Keen to repeat their success in deciding the legal employment status of their workers in California via a generously-funded ballot initiative, the platform employers are at it again.

The Massachusetts Coalition for Independent Work, whose members include Uber, Lyft, DoorDash and Instacart Inc, is out to convince voters in the State that workers should be deemed as contractors and not full-time employees, potentially excluding them from benefits such as pensions and healthcare. If the companies are successful in getting the proposal to ballot, Massachusetts voters would follow their Californian counterparts in deciding the fate of thousands of gig workers. The Californian Proposal (Prop 22) passed successfully in November 2020.

On the day the votes were counted last November, shares in Uber closed up 14.59% at USD 40.99, a new 52-week high at the time, while Lyft closed up 11.28%. And even on the news of its involvement in Massachusetts ballot on August 4, Uber’s shares jumped from USD 41.81 to USD 43.07.

Given these companies’ valuations are intrinsically linked to their workers’ legal employment status it is no great surprise that they are seeking to take similar action in five other States. The gig companies say the proposal would establish an earnings floor equal to 120% of the Massachusetts’ minimum wage which is equivalent USD 18 an hour in 2023 before tips. Drivers would be guaranteed at least USD 0.26 per mile to cover vehicle upkeep. They also argue that the law would protect the ‘flexible earning opportunities… that drivers want’.

The trouble is it seems that what drivers and other gig workers want is stability, consistency, a fair wage and employment benefits. Beth Griffith, an Uber driver and chair of the Boston Independent Drivers Guild, told Reuters that the proposal was ‘exploitation’ adding ‘Uber, Lyft and the gig economy’s way of trying to create a sub-class of workers’.

These are thorny issues. Some drivers do value flexibility, though we remain unconvinced that this needs to come at the expense of employment rights. And the interests of different stakeholders are not aligned – changes that might give drivers better terms and conditions negatively impact valuations for investors. Customers want cheap fares but investors want profitable companies. There are no simple solutions, deliberation is required.

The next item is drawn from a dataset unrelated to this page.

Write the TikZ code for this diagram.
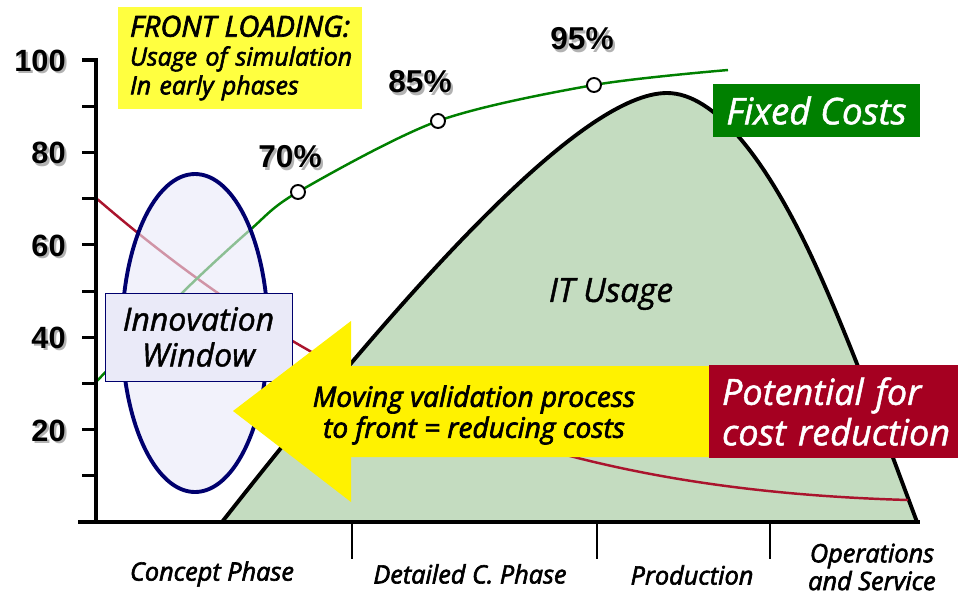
\documentclass[tikz,border=0pt]{standalone}
\usepackage{fontspec}
\setmainfont{Open Sans}[FakeBold=1.3]
\newfontfamily\semifont{Open Sans}[FakeBold=2.4]
\newfontfamily\numfont{Liberation Sans}
\definecolor{humpgreen}{RGB}{196,220,192}
\definecolor{fixgreen}{RGB}{0,128,0}
\definecolor{costred}{RGB}{165,0,33}
\definecolor{curvered}{RGB}{170,20,45}
\definecolor{navyline}{RGB}{0,0,110}
\definecolor{lavender}{RGB}{234,234,248}
\definecolor{noteyellow}{RGB}{255,255,64}
% text with a soft drop shadow
\newcommand\shadowtext[1]{\makebox[0pt][l]{\hspace{1.3pt}\raisebox{-1.3pt}{\textcolor{black!30}{#1}}}#1}
\begin{document}
\begin{tikzpicture}[x=0.02cm,y=-0.02cm,
    numlabel/.style={inner sep=0pt,font=\numfont\bfseries\fontsize{17.5}{20}\selectfont},
    pctlabel/.style={inner sep=0pt,font=\numfont\bfseries\fontsize{18}{20}\selectfont},
    phaselabel/.style={inner sep=0pt,align=center,font=\semifont\itshape\fontsize{14.4}{15.8}\selectfont},
    axisline/.style={line width=2.2pt},
    tickline/.style={line width=1.7pt}]
        \useasboundingbox (0,0) rectangle (958,596);

        % IT usage hump
        \draw[line width=2.2pt,fill=humpgreen] (222,522) .. controls (420,270) and (585,93) .. (667,93)
            .. controls (715,93) and (765,160) .. (807,247)
            .. controls (845,326) and (890,450) .. (917,522) -- cycle;
        \node[font=\itshape\fontsize{19}{22}\selectfont] (itusage) at (611,294) {IT Usage};

        % cost curves
        \draw[curvered,line width=1.4pt] (96,198) .. controls (330,400) and (560,490) .. (908,500);
        \draw[fixgreen,line width=1.4pt] plot[smooth] coordinates {
            (96,382) (182,293) (250,230) (298,192) (438,121) (594,85) (728,70)};

        % fixed cost marks
        \foreach \x/\y/\pct/\lx/\ly in {298/192/70/290/158, 438/121/85/420/83, 594/85/95/582/40} {
                \draw[fill=white,line width=1.1pt] (\x,\y) circle (7);
                \node[pctlabel] (pct\pct) at (\lx,\ly) {\shadowtext{\pct\%}};
        }

        % innovation window
        \draw[navyline,line width=2.2pt,fill=lavender,fill opacity=0.6] (195,333) ellipse [x radius=73,y radius=159];
        \node[draw=navyline,fill=lavender,minimum width=3.74cm,minimum height=1.76cm,align=center,
            font=\itshape\fontsize{18.2}{20.4}\selectfont] (innov) at (198.5,337) {Innovation\\Window};

        % axes
        \draw[axisline] (82,60) -- (96,60) -- (96,522);
        \draw[axisline] (78,522) -- (920,522);
        \foreach \v in {10,20,...,90}
                \draw[tickline] (82,{522-4.62*\v}) -- (96,{522-4.62*\v});
        \foreach \v in {20,40,...,100}
                \node[numlabel,anchor=east] (val\v) at (66,{524-4.62*\v}) {\shadowtext{\v}};
        \foreach \x in {352,597,770}
                \draw[tickline] (\x,522) -- (\x,559);

        % phases
        \node[phaselabel] (concept) at (212,574) {Concept Phase};
        \node[phaselabel] (detailed) at (470,574) {Detailed C. Phase};
        \node[phaselabel] (production) at (692,575) {Production};
        \node[phaselabel] (operations) at (872,567) {Operations\\and Service};

        % moving arrow
        \fill[yellow] (233,411) -- (351,321) -- (351,366) -- (709,366)
            -- (709,457) -- (351,457) -- (351,502) -- cycle;
        \node[align=center,font=\semifont\itshape\fontsize{16}{17.6}\selectfont] (moving) at (474,415)
            {Moving validation process\\to front = reducing costs};

        % boxes
        \node[fill=noteyellow,minimum width=4.88cm,minimum height=2.04cm,text width=4.4cm,align=left,
            font=\semifont\itshape\fontsize{14.2}{16.4}\selectfont] (frontload) at (240,58)
            {\mbox{\fontsize{16.5}{16.4}\selectfont FRONT LOADING:}\\\mbox{Usage of simulation}\\\mbox{In early phases}};
        \node[fill=fixgreen,text=white,minimum width=4.14cm,minimum height=1.06cm,
            font=\itshape\fontsize{21}{22}\selectfont] (fixed) at (816.5,110.5) {Fixed Costs};
        \node[fill=costred,text=white,minimum width=4.98cm,minimum height=1.86cm,text width=4.46cm,align=left,
            font=\itshape\fontsize{20.5}{23}\selectfont] (potential) at (833.5,411.5)
            {\mbox{Potential for}\\\mbox{cost reduction}};
\end{tikzpicture}
\end{document}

But that is precisely why these questions should absolutely not be decided in a binary yes/no choice presented to voters at state level. And as we said about Prop 22 last year, it is unthinkable that responsible investors would accept a group of fossil fuel companies attempting to rewrite environmental law through ballot initiatives. The same should go for platform employers seeking to amend employment law in their favour.